**INPUT ROWS:**
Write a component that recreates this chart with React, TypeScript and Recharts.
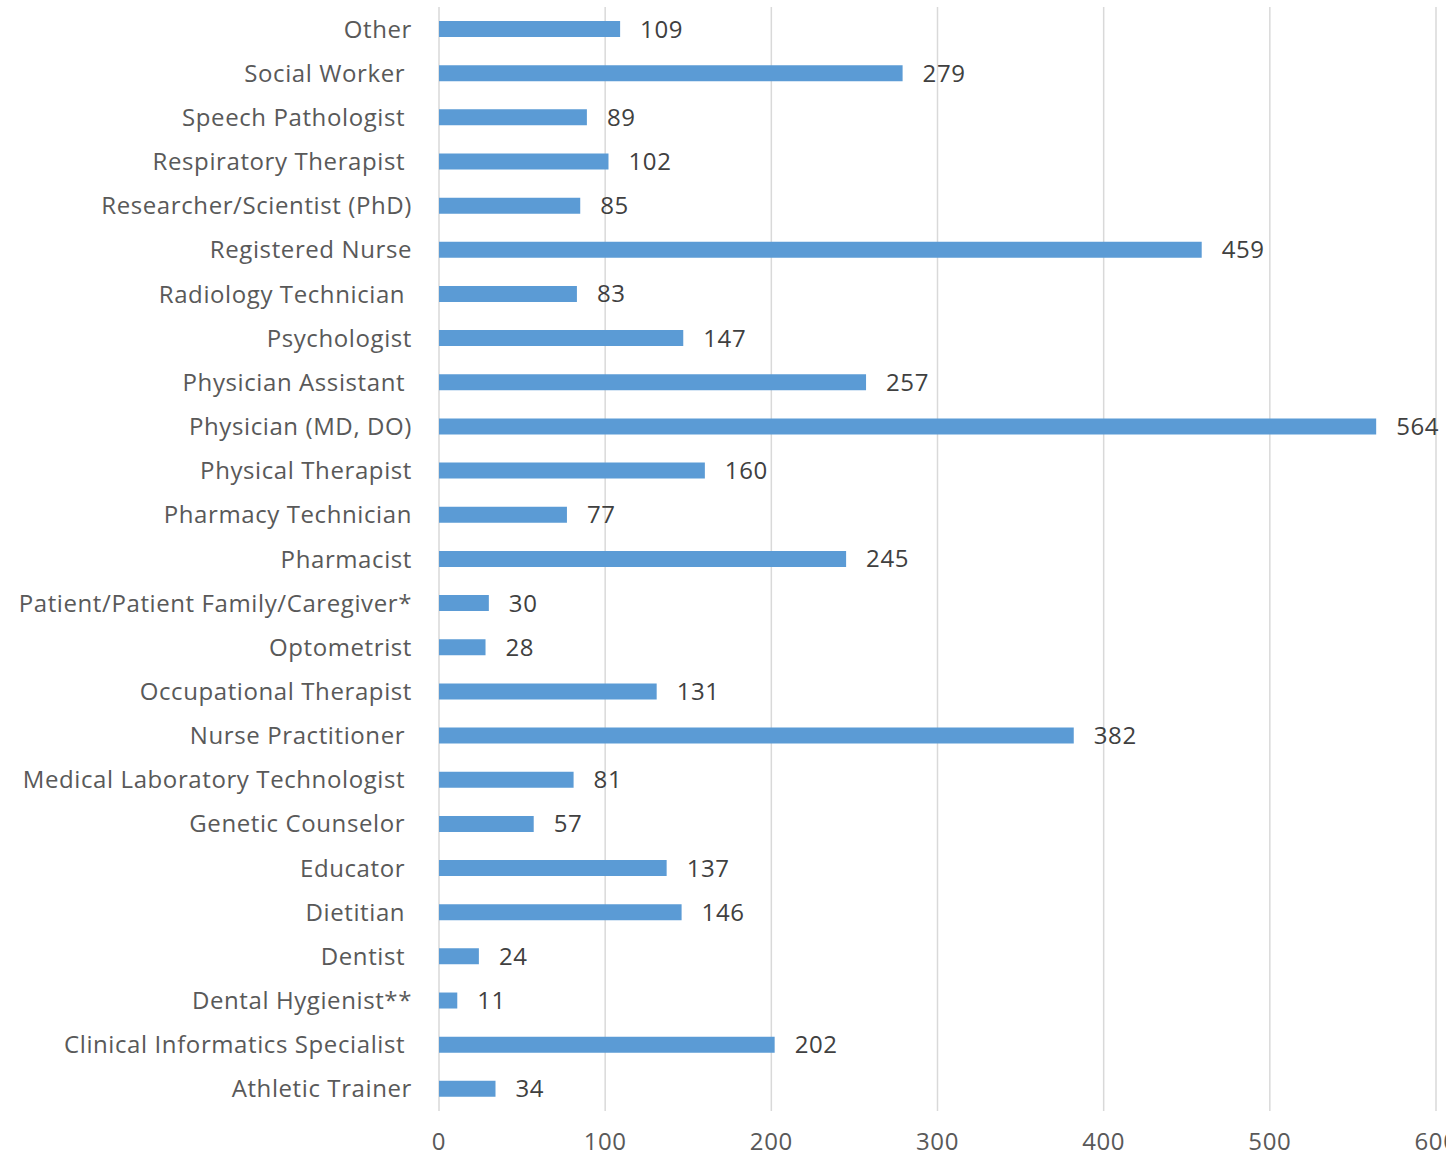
import { BarChart, Bar, XAxis, YAxis, CartesianGrid, LabelList } from "recharts";

// trailing spaces kept as in the source sheet (they shift the right-aligned labels)
const categories = [
  "Other",
  "Social Worker ",
  "Speech Pathologist ",
  "Respiratory Therapist ",
  "Researcher/Scientist (PhD)",
  "Registered Nurse",
  "Radiology Technician ",
  "Psychologist",
  "Physician Assistant ",
  "Physician (MD, DO)",
  "Physical Therapist",
  "Pharmacy Technician",
  "Pharmacist",
  "Patient/Patient Family/Caregiver*",
  "Optometrist",
  "Occupational Therapist",
  "Nurse Practitioner ",
  "Medical Laboratory Technologist ",
  "Genetic Counselor ",
  "Educator ",
  "Dietitian ",
  "Dentist ",
  "Dental Hygienist**",
  "Clinical Informatics Specialist ",
  "Athletic Trainer",
];

const counts = [
  109, 279, 89, 102, 85, 459, 83, 147, 257, 564, 160, 77, 245, 30, 28, 131, 382,
  81, 57, 137, 146, 24, 11, 202, 34,
];

const xTicks = [0, 100, 200, 300, 400, 500, 600];

const data = categories.map((name, i) => ({ name, value: counts[i] }));

const font = "'Open Sans', sans-serif";
const textStyle = { whiteSpace: "pre" as const, letterSpacing: 0.6 };

export default function App() {
  return (
    <div style={{ position: "absolute", left: 0, top: 0 }}>
      <BarChart
        width={1446}
        height={1157}
        data={data}
        layout="vertical"
        margin={{ top: 7, right: 10, left: 0, bottom: 16 }}
        barSize={16}
      >
        <CartesianGrid horizontal={false} stroke="#d9d9d9" strokeWidth={1.5} />
        <XAxis
          type="number"
          domain={[0, 600]}
          ticks={xTicks}
          axisLine={false}
          tickLine={false}
          tickSize={0}
          tickMargin={22}
          height={30}
          interval={0}
          tick={{ fill: "#595959", fontSize: 24, fontFamily: font, style: textStyle }}
        />
        <YAxis
          type="category"
          dataKey="name"
          width={439}
          axisLine={false}
          tickLine={false}
          tickSize={0}
          tickMargin={27}
          interval={0}
          tick={{ fill: "#595959", fontSize: 24, fontFamily: font, style: textStyle }}
        />
        <Bar dataKey="value" fill="#5b9bd5" isAnimationActive={false}>
          <LabelList
            dataKey="value"
            position="right"
            offset={20}
            fill="#404040"
            fontSize={24}
            fontFamily={font}
            style={textStyle}
          />
        </Bar>
      </BarChart>
    </div>
  );
}
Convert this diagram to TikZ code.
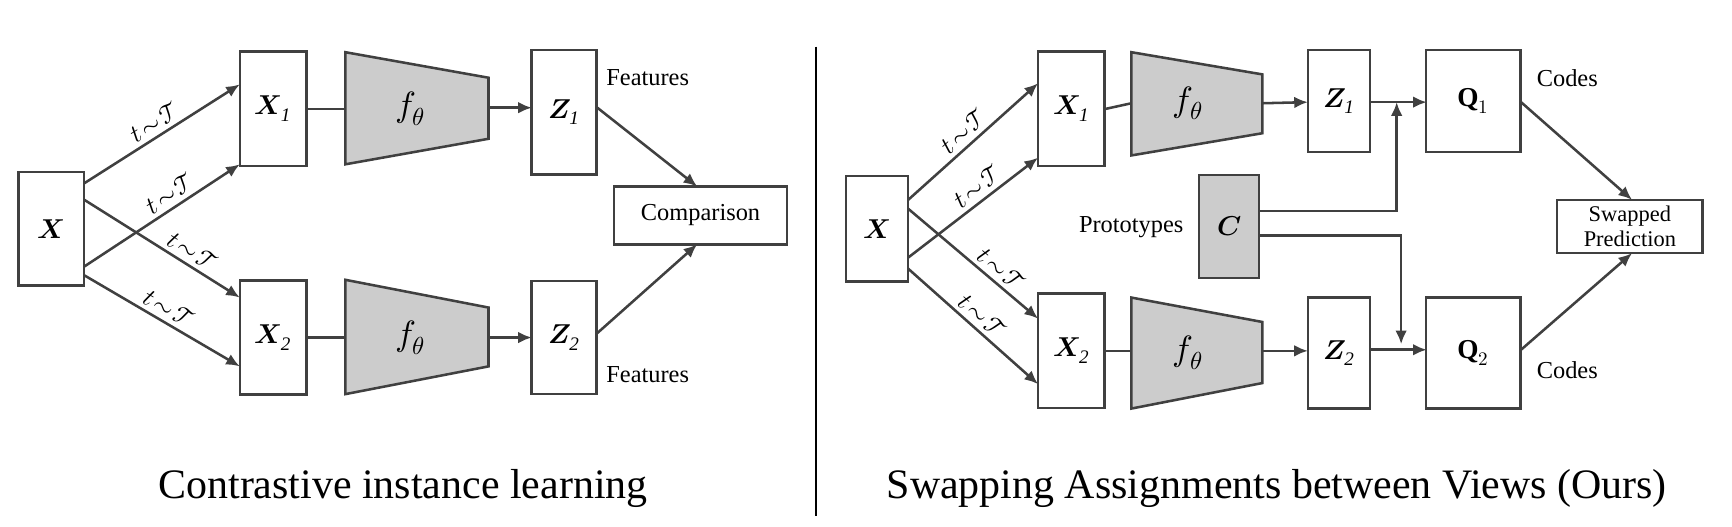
\documentclass[tikz,border=0pt]{standalone}
\usetikzlibrary{arrows.meta}
\usepackage{fontspec}
\usepackage{unicode-math}
\setmathfont{Latin Modern Math}
\setmainfont{Liberation Serif}
\newfontfamily\tms{Liberation Serif}
\begin{document}
\begin{tikzpicture}[x=0.02cm,y=-0.02cm,font=\tms,
  bx/.style={draw=black!75,line width=1.3pt,minimum width=#1*0.02cm,inner sep=0pt,font=\tms\fontsize{14}{14}\selectfont},
  ln/.style={draw=black!75,line width=1.3pt},
  ar/.style={ln,-{Latex[length=7pt,width=6pt]}},
  tr/.style={fill=black!20,draw=black!75,line width=1.3pt},
  tt/.style={font=\fontsize{13}{13}\selectfont,sloped,above,inner sep=2pt},
  lb/.style={font=\tms\fontsize{12.5}{14}\selectfont}]
\useasboundingbox (0,0) rectangle (1560,474);
% left
\node[bx=59,minimum height=0.02cm*102] (X) at (46,206) {$\symbfit{X}$};
\node[bx=60,minimum height=0.02cm*103] (X1) at (246,98) {$\symbfit{X}_{\mathit{1}}$};
\node[bx=60,minimum height=0.02cm*103] (X2) at (246,304) {$\symbfit{X}_{\mathit{2}}$};
\node[bx=59,minimum height=0.02cm*112] (Z1) at (508,101) {$\symbfit{Z}_{\mathit{1}}$};
\node[bx=59,minimum height=0.02cm*102] (Z2) at (508,304) {$\symbfit{Z}_{\mathit{2}}$};
\node[bx=156,minimum height=0.02cm*52,lb] (cmp) at (631,194) {Comparison};
\node[lb,anchor=west] (fa) at (540,70) {Features};
\node[lb,anchor=west] (fb) at (540,337) {Features};
\draw[tr] (311,47) -- (440,70) -- (440,125) -- (311,148) -- cycle;
\node[font=\fontsize{18}{18}\selectfont] (f1) at (370,98) {$f_\theta$};
\draw[tr] (311,252) -- (440,277) -- (440,330) -- (311,355) -- cycle;
\node[font=\fontsize{18}{18}\selectfont] (f2) at (370,304) {$f_\theta$};
\coordinate (la) at (76,165); \coordinate (lb) at (76,180);
\coordinate (lc) at (76,240); \coordinate (ld) at (76,248);
\draw[ar] (la) -- node[tt]{$t\!\sim\!\mathcal{T}$} (216,76);
\draw[ar] (lc) -- node[tt,pos=0.6]{$t\!\sim\!\mathcal{T}$} (216,148);
\draw[ar] (lb) -- node[tt,pos=0.65]{$t\!\sim\!\mathcal{T}$} (216,268);
\draw[ar] (ld) -- node[tt]{$t\!\sim\!\mathcal{T}$} (216,330);
\draw[ln] (X1.east) -- (311,98);
\draw[ln] (X2.east) -- (311,304);
\draw[ar] (440,97) -- (479,97);
\draw[ar] (440,304) -- (479,304);
\draw[ar] (538,97) -- (628,168);
\draw[ar] (538,300) -- (628,220);
\draw[black,line width=0.8pt] (735,42) -- (735,465);
\node[font=\tms\fontsize{21.5}{22}\selectfont] (c1) at (363,440) {Contrastive instance learning};
\node[font=\tms\fontsize{21.5}{22}\selectfont] (c2) at (1150,440) {Swapping Assignments between Views (Ours)};
% right
\node[bx=56,minimum height=0.02cm*95] (RX) at (790,206) {$\symbfit{X}$};
\node[bx=60,minimum height=0.02cm*103] (RX1) at (965,98) {$\symbfit{X}_{\mathit{1}}$};
\node[bx=60,minimum height=0.02cm*103] (RX2) at (965,316) {$\symbfit{X}_{\mathit{2}}$};
\node[bx=56,minimum height=0.02cm*92] (RZ1) at (1206,91) {$\symbfit{Z}_{\mathit{1}}$};
\node[bx=56,minimum height=0.02cm*100] (RZ2) at (1206,318) {$\symbfit{Z}_{\mathit{2}}$};
\node[bx=85,minimum height=0.02cm*92] (Q1) at (1327,91) {$\mathbf{Q}_{1}$};
\node[bx=85,minimum height=0.02cm*100] (Q2) at (1327,318) {$\mathbf{Q}_{2}$};
\node[bx=54,minimum height=0.02cm*93,fill=black!20] (C) at (1107,204) {$\symbfit{C}$};
\node[lb,anchor=east] (pt) at (1072,205) {Prototypes};
\node[lb,anchor=west] (ca) at (1378,70) {Codes};
\node[lb,anchor=west] (cb) at (1378,333) {Codes};
\node[bx=131,minimum height=0.02cm*48,font=\tms\fontsize{11.5}{12.5}\selectfont,align=center] (sp) at (1468,204) {Swapped\\Prediction};
\draw[tr] (1019,47) -- (1137,67) -- (1137,120) -- (1019,140) -- cycle;
\node[font=\fontsize{18}{18}\selectfont] (f3) at (1070,93) {$f_\theta$};
\draw[tr] (1019,268) -- (1137,290) -- (1137,345) -- (1019,368) -- cycle;
\node[font=\fontsize{18}{18}\selectfont] (f4) at (1070,318) {$f_\theta$};
\coordinate (ra) at (818,180); \coordinate (rb) at (818,188);
\coordinate (rc) at (818,232); \coordinate (rd) at (818,242);
\draw[ar] (ra) -- node[tt]{$t\!\sim\!\mathcal{T}$} (935,75);
\draw[ar] (rc) -- node[tt,pos=0.6]{$t\!\sim\!\mathcal{T}$} (935,142);
\draw[ar] (rb) -- node[tt,pos=0.65]{$t\!\sim\!\mathcal{T}$} (935,287);
\draw[ar] (rd) -- node[tt]{$t\!\sim\!\mathcal{T}$} (935,346);
\draw[ln] (RX1.east) -- (1019,93);
\draw[ln] (RX2.east) -- (1019,316);
\draw[ar] (1137,93) -- (1178,92);
\draw[ar] (1137,316) -- (1178,316);
\draw[ar] (1234,92) -- (1285,92);
\draw[ar] (1234,315) -- (1285,315);
\draw[ar] (1134,190) -- (1258,190) -- (1258,92);
\draw[ar] (1134,212) -- (1262,212) -- (1262,310);
\draw[ar] (1370,92) -- (1470,180);
\draw[ar] (1370,315) -- (1470,228);
\end{tikzpicture}
\end{document}
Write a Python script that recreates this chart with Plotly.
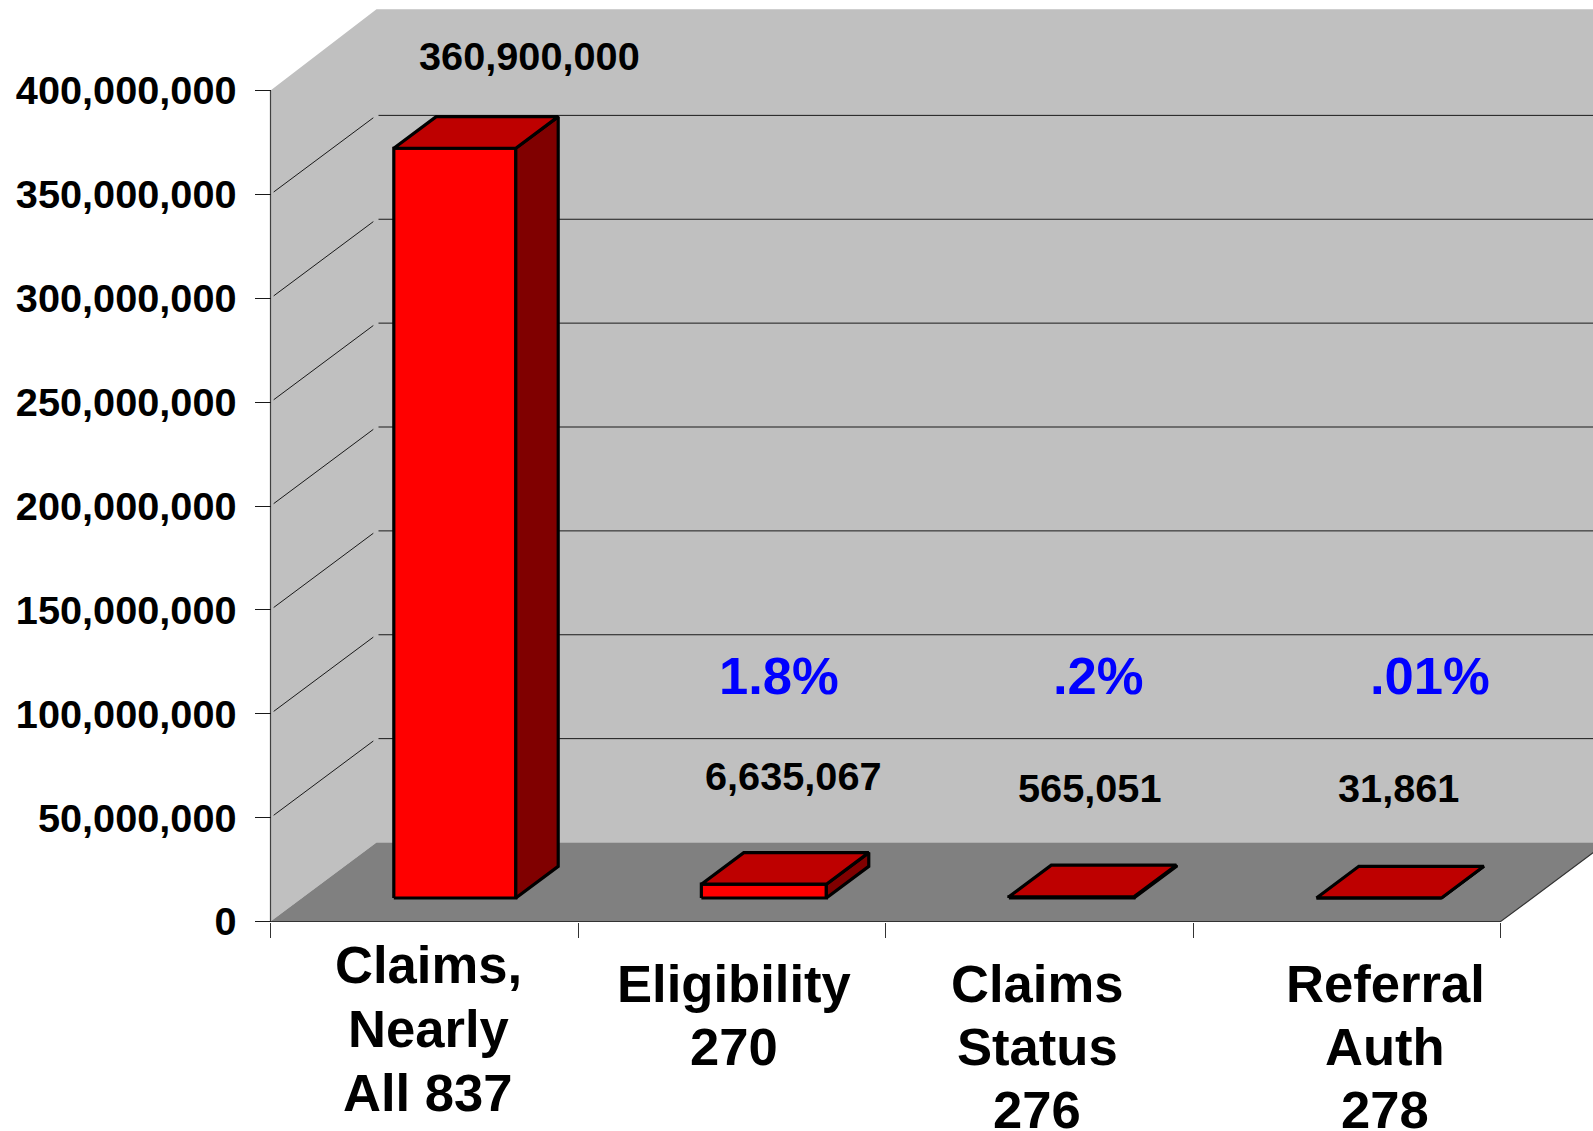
import plotly.graph_objects as go

# Chart data
categories = [["Claims,", "Nearly", "All 837"], ["Eligibility", "270"], ["Claims", "Status", "276"], ["Referral", "Auth", "278"]]
transactions = [360900000, 6635067, 565051, 31861]
value_labels = ["360,900,000", "6,635,067", "565,051", "31,861"]
share_labels = ["", "1.8%", ".2%", ".01%"]
y_ticks = list(range(0, 400000001, 50000000))

# Canvas and oblique projection
W, H = 1593, 1131
X0_PX, Y0_PX = 270.5, 921.5          # origin of the front plane
CAT_PX = 307.55                      # width of one category
Y_PX = 831.0 / 400000000             # pixels per transaction
DEPTH_X = 106.0 / CAT_PX             # full depth shift along x, in categories
DEPTH_Y = 79.0 / Y_PX                # full depth shift along y, in transactions
WALL_PAD = 2.2 / Y_PX                # small overshoot of the wall's top edge
N = len(categories)

BAR_LEFT_OFFSET = -62.0 / CAT_PX     # bar left edge relative to the category centre
BAR_WIDTHS = [122.0 / CAT_PX, 125.0 / CAT_PX, 125.0 / CAT_PX, 125.0 / CAT_PX]
BAR_D0, BAR_D1 = 0.2975, 0.6975      # bar footprint in the depth direction

WALL, FLOOR = "#C0C0C0", "#808080"
FRONT, TOP, SIDE = "#FF0000", "#BE0000", "#800000"
FONT = "Liberation Sans"
TICK_SIZE, CAT_SIZE = 39.7, 52.6


def project(x, y, d=0.0):
    return x + d * DEPTH_X, y + d * DEPTH_Y


def poly(points, fill=None, line=None, width=1.0):
    xs = [p[0] for p in points]
    ys = [p[1] for p in points]
    if fill:
        xs.append(xs[0])
        ys.append(ys[0])
    return go.Scatter(
        x=xs, y=ys, mode="lines", hoverinfo="skip", showlegend=False,
        fill="toself" if fill else None, fillcolor=fill,
        line=dict(color=line or "rgba(0,0,0,0)", width=width if line else 0),
    )


top_val = max(y_ticks)
traces = []

# Side wall, back wall and floor
traces.append(poly([project(0, 0), project(0, top_val), project(0, top_val + WALL_PAD, 1),
                    project(N, top_val + WALL_PAD, 1), project(N, 0, 1), project(0, 0, 1)], fill=WALL))
traces.append(poly([project(0, 0), project(N, 0), project(N, 0, 1), project(0, 0, 1)], fill=FLOOR))
traces.append(poly([project(0, 0), project(N, 0), project(N, 0, 1)], line="#333333", width=1.2))
traces.append(poly([project(0, 0), project(0, top_val)], line="#404040", width=1.2))

# Gridlines on the side wall and the back wall
GRID_GAP = 2.0 / CAT_PX
for v in y_ticks[1:-1]:
    traces.append(poly([project(0, v, 0.03), project(0, v, 0.97)], line="#1a1a1a", width=1))
    start = project(0, v, 1)
    traces.append(poly([(start[0] + GRID_GAP, start[1]), project(N, v, 1)], line="#1a1a1a", width=1))

# Bars
for i, (v, bw) in enumerate(zip(transactions, BAR_WIDTHS)):
    left = i + 0.5 + BAR_LEFT_OFFSET
    right = left + bw
    a = project(left, 0, BAR_D0)
    b = project(right, 0, BAR_D0)
    c = project(right, v, BAR_D0)
    d = project(left, v, BAR_D0)
    e = project(right, 0, BAR_D1)
    f = project(right, v, BAR_D1)
    g = project(left, v, BAR_D1)
    traces.append(poly([a, b, c, d], fill=FRONT, line="black", width=3.2))
    traces.append(poly([b, e, f, c], fill=SIDE, line="black", width=3.2))
    traces.append(poly([d, c, f, g], fill=TOP, line="black", width=3.2))

fig = go.Figure(traces)


def px_x(px):
    return (px - X0_PX) / CAT_PX


def px_y(py):
    return (Y0_PX - py) / Y_PX


def label(text, x_px, y_px, size, color="black", box_height=None):
    fig.add_annotation(
        x=px_x(x_px), y=px_y(y_px), text=text, showarrow=False, xref="x", yref="y",
        xanchor="center", yanchor="middle", height=box_height, valign="middle",
        font=dict(family=FONT, size=size, color=color),
    )


# Category names, one annotation per line to hold the tight leading;
# lines at the foot of the page use a shorter box so it stays on the canvas
cat_centres = [428, 733.5, 1037, 1385]
cat_first_line = [964.5, 983, 983, 983]
cat_leading = [64, 63, 63, 63]
for lines, cx, y0, lead in zip(categories, cat_centres, cat_first_line, cat_leading):
    for k, t in enumerate(lines):
        y = y0 + k * lead
        label(f"<b>{t}</b>", cx, y, CAT_SIZE, box_height=42 if y > 1100 else None)

# Value and share labels above the bars
value_pos = [(529.6, 56), (793.5, 776), (1089, 788), (1398, 788)]
for t, (x, y) in zip(value_labels, value_pos):
    label(f"<b>{t}</b>", x, y, TICK_SIZE)

share_pos = [None, (779, 675), (1098, 675), (1429.5, 675)]
for t, pos in zip(share_labels, share_pos):
    if pos:
        label(f"<b>{t}</b>", pos[0], pos[1], CAT_SIZE, color="#0000FF")

fig.update_layout(
    width=W, height=H, autosize=False,
    margin=dict(l=0, r=0, t=0, b=0, pad=0),
    paper_bgcolor="white", plot_bgcolor="white", showlegend=False,
    xaxis=dict(
        range=[px_x(0), px_x(W)], domain=[0, 1], anchor="free", position=(H - Y0_PX) / H,
        tickmode="array", tickvals=list(range(N + 1)), ticktext=[""] * (N + 1),
        ticks="outside", ticklen=15, tickwidth=1.2, tickcolor="#333333",
        showgrid=False, zeroline=False, showline=False,
    ),
    yaxis=dict(
        range=[px_y(H), px_y(0)], domain=[0, 1], anchor="free", position=X0_PX / W,
        tickmode="array", tickvals=y_ticks, ticktext=[f"<b>{v:,}</b>" for v in y_ticks],
        ticks="outside", ticklen=16, tickwidth=1.2, tickcolor="#1a1a1a",
        tickfont=dict(family=FONT, size=TICK_SIZE, color="black"), ticklabelstandoff=10,
        showgrid=False, zeroline=False, showline=False,
    ),
)

fig.write_html("out.html", config={"displayModeBar": False})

**TASK REQUIREMENTS:**
Keep to the stretch from the line containing "Write a Python" through the line containing "import plotly.graph_objects as go", both ends included, and copy it exactly from the listing above, minus the pictures.

**THE SOLUTION:**
Write a Python script that recreates this chart with Plotly.
import plotly.graph_objects as go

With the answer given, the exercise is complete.